> [Problem details]: Give again only the lines running from the one with "Rebuild this chart" through the one with "const glittMean = 39.2;", inclusive. Omit every picture.

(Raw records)
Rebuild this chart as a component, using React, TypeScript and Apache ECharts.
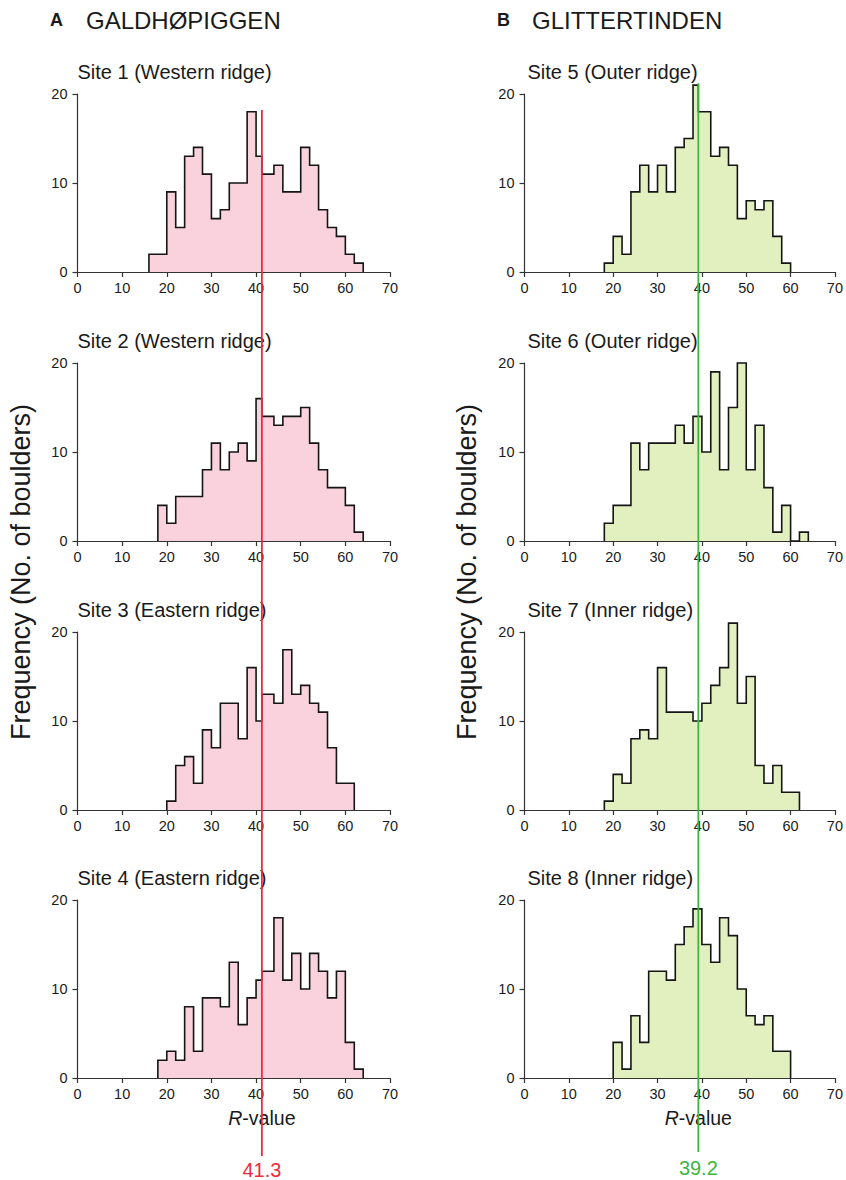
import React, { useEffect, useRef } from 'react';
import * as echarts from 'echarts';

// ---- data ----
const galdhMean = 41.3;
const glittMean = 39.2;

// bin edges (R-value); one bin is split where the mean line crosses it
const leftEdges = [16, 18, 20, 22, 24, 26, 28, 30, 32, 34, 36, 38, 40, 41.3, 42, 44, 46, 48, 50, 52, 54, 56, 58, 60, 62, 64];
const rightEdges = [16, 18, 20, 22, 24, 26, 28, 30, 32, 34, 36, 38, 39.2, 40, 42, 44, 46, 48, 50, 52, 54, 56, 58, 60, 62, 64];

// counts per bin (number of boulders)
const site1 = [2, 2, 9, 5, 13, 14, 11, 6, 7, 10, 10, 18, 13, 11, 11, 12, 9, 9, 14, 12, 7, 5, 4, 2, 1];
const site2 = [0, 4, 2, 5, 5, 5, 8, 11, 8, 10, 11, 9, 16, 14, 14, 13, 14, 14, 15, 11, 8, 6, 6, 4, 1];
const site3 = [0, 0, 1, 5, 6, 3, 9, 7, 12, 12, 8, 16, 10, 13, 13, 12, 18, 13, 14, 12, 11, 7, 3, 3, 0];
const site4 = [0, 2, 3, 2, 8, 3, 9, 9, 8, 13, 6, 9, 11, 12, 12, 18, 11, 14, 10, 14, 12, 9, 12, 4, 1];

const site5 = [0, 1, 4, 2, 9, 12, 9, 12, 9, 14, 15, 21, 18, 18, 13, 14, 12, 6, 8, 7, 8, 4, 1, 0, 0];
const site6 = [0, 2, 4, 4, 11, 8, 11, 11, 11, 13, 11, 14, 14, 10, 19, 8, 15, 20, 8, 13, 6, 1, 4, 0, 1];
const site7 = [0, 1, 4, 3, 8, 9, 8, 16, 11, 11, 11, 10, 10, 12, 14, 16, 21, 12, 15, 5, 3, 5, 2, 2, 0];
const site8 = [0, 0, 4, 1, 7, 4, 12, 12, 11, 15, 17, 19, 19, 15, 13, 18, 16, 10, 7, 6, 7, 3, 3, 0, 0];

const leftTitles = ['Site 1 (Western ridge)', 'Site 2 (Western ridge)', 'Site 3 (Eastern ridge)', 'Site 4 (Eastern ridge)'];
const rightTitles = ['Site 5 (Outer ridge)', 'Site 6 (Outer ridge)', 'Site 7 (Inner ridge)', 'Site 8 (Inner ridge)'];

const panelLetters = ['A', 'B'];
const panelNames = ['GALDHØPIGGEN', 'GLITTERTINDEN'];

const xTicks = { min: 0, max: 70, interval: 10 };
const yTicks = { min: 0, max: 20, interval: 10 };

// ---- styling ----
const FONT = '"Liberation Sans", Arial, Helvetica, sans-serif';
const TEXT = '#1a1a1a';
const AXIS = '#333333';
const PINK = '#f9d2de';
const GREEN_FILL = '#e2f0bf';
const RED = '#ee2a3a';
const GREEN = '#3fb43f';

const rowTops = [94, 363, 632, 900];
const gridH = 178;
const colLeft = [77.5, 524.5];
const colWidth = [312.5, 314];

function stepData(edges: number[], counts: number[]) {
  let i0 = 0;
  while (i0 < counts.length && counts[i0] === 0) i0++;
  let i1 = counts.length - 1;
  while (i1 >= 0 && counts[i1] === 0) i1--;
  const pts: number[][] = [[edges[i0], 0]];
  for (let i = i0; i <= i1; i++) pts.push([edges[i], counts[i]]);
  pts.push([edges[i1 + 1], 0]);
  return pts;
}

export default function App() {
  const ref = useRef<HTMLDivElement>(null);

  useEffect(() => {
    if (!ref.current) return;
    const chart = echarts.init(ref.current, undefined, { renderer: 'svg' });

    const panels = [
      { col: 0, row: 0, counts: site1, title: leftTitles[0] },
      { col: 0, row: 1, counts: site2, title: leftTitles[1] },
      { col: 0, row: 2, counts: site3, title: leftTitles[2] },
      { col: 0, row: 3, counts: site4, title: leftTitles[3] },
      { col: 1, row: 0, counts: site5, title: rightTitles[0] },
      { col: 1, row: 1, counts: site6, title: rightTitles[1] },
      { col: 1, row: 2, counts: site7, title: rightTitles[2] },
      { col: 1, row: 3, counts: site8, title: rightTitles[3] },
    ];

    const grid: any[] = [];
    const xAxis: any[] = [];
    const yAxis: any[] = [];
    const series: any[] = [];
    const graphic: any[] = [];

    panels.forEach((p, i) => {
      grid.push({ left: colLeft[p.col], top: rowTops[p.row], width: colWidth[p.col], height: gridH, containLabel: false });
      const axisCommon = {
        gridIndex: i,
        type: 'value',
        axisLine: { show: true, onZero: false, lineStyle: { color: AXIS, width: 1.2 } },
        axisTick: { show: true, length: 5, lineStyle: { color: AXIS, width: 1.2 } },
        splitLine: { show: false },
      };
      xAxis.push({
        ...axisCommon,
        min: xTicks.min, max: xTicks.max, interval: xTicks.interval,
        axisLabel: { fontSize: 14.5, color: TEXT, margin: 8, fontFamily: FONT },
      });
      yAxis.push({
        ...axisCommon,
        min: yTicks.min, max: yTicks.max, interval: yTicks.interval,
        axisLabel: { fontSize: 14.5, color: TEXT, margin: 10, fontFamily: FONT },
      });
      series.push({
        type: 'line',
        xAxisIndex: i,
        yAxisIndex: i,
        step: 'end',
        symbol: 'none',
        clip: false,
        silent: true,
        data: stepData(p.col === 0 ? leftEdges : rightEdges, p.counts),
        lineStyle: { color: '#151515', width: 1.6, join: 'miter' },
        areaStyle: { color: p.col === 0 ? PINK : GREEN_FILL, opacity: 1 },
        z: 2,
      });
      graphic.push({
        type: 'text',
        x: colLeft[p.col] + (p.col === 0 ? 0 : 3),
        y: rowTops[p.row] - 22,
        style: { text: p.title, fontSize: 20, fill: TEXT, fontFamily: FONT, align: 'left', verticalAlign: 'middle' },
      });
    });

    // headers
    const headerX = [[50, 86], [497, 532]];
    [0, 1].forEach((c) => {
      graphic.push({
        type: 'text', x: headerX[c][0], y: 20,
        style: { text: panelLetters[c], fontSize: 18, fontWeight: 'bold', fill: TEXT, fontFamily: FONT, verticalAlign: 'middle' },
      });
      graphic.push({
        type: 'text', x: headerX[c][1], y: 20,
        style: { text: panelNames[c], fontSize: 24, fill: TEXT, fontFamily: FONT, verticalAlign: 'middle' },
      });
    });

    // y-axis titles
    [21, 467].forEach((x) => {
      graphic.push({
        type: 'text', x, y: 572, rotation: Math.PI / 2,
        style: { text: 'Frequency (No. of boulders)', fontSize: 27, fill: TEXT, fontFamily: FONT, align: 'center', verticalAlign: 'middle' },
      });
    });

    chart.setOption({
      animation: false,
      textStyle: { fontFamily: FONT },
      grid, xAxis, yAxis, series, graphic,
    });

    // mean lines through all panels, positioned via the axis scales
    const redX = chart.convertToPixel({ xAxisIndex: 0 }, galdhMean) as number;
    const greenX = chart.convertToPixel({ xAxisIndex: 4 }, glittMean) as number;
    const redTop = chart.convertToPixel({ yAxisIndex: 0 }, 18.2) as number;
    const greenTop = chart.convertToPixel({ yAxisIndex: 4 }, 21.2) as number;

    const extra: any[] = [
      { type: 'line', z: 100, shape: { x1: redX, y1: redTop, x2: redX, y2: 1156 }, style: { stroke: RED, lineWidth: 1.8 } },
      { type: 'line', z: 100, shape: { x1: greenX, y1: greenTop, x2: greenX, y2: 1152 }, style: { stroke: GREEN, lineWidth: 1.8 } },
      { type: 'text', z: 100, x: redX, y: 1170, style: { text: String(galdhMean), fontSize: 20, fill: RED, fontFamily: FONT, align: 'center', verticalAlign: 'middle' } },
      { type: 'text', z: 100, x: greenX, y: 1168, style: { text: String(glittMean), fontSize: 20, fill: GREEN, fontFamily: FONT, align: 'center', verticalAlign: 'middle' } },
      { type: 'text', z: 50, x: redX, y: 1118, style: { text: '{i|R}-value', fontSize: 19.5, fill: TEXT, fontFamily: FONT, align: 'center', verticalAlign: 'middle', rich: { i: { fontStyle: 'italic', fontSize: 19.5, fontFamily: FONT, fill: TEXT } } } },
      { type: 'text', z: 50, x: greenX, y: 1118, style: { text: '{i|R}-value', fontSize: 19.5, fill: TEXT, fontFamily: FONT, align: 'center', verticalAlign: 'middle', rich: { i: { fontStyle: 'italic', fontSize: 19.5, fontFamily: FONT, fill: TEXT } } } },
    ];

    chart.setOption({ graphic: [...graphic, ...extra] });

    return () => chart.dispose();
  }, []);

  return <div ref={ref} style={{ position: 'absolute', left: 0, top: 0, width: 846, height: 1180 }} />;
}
--
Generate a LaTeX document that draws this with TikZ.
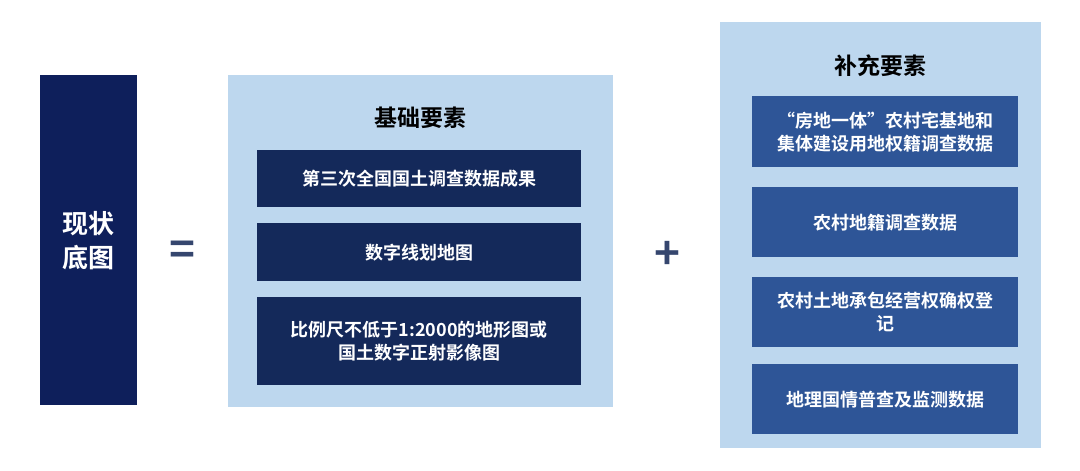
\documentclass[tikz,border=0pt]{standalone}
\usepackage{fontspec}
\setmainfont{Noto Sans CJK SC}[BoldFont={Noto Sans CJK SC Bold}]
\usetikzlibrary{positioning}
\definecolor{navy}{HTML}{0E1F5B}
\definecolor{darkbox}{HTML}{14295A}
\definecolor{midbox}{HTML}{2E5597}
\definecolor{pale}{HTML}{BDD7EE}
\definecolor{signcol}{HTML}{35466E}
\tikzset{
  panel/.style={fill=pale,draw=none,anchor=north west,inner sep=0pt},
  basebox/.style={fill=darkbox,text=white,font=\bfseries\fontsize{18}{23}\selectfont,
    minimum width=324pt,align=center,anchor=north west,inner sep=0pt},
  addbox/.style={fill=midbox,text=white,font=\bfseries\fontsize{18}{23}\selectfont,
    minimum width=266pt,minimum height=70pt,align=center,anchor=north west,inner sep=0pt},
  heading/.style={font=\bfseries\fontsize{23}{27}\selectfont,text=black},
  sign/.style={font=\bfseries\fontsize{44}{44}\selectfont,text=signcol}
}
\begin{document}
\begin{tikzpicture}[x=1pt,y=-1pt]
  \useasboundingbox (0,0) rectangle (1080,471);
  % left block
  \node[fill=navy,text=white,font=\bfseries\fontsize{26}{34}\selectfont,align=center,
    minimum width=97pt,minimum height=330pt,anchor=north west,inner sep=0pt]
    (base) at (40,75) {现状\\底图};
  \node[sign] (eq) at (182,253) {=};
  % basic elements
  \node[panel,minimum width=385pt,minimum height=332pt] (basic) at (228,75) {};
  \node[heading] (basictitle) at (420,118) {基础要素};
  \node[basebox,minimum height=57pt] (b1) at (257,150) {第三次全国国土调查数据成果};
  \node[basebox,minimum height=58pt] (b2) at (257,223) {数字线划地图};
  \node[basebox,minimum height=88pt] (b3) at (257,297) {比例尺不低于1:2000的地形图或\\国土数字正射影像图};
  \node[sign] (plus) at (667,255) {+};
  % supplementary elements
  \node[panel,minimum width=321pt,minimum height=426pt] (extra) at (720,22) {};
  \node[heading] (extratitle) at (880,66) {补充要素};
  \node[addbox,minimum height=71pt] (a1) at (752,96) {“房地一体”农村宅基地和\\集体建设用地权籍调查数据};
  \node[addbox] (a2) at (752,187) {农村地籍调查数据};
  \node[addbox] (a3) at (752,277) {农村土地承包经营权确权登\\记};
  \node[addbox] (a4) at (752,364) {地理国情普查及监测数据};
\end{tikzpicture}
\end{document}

> [Response to the exercise]:
Rebuild this chart as a component, using React, TypeScript and Apache ECharts.
import React, { useEffect, useRef } from 'react';
import * as echarts from 'echarts';

// ---- data ----
const galdhMean = 41.3;
const glittMean = 39.2;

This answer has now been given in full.